Now, they all know the officer by name.

"As time went on, they started coming up to me and saying, 'hey give me a sticker, hey let's do this, let's play basketball,'" Ibrahim added.

"It's very critical, especially with the executive order, there's so many of our families that are so scared of police, thinking police and ICE are all the same," said Dogo. "We want to make sure they understand the police is different than ICE. They have nothing to do with immigration and they're not going to detain them."

Officer Ibrahim seems to be easing those fears once kids get to know something about him.

"I came from Egypt, I was born in Somalia and the civil war broke out, so we ran from there and migrated to Egypt. We lived there a while and then I came to the states in 2006," said Ibrahim. "I came here and went to Wilson High School on the very first day, I spoke no English, it was pretty tough."

Ibrahim says he worked hard to get through school, went on to study criminal justice at Portland State University and recently became a Portland Police Officer.

A powerful story for these kids to hear.

"We've been waiting for this for so long, it's a great opportunity for the African community to see they have a police officer in the community and also to see that other children also can follow his path to become a police officer and come back to help the community," said Dogo.

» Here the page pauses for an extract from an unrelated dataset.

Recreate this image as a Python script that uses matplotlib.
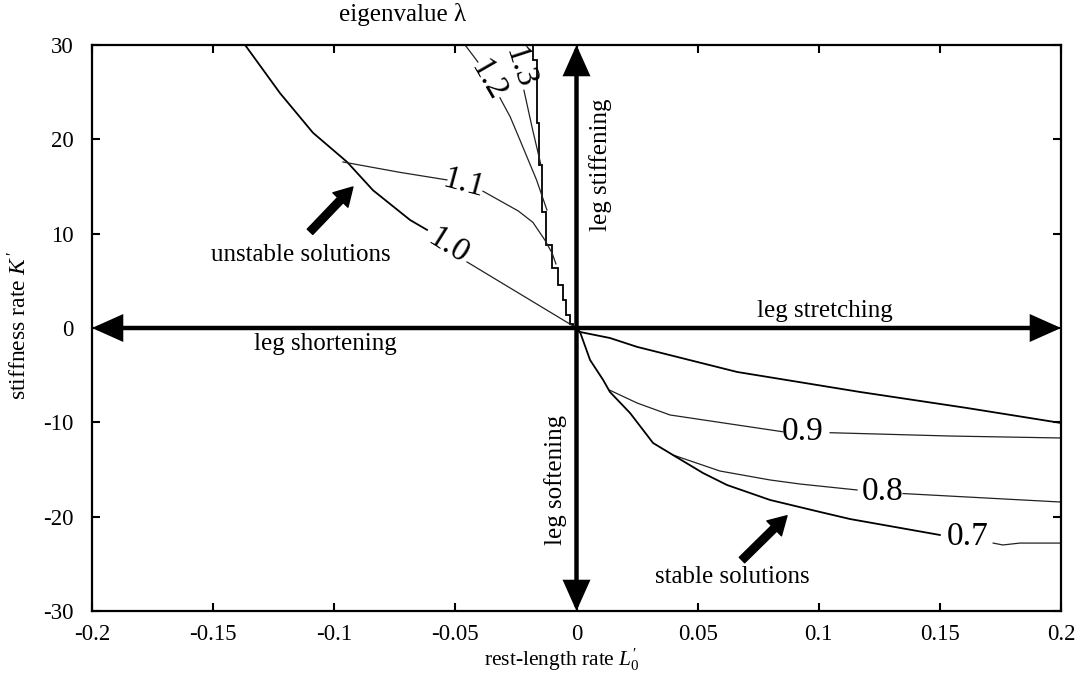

"I want to prove that there's a relationship between police, the kids and the community," said Ibrahim. "I want to do this to make them feel better, to make them feel like I'm one of them."

Week by week he seems to be making a difference.

"It puts family at ease when they see an officer coming here and playing with children," said Dogo.

An officer who's been where they've been, now seen as an inspiration.

"I tell them 'hey you can do the same thing, don't give up, push yourself, go to school and stay away from gangs,'" said Ibrahim. "You can do what you want you can be a doctor, a police officer, or whatever."

IRCO tells FOX 12 they help some 30,000 people every year and more than 11,000 of those immigrants are kids involved in their after school programs.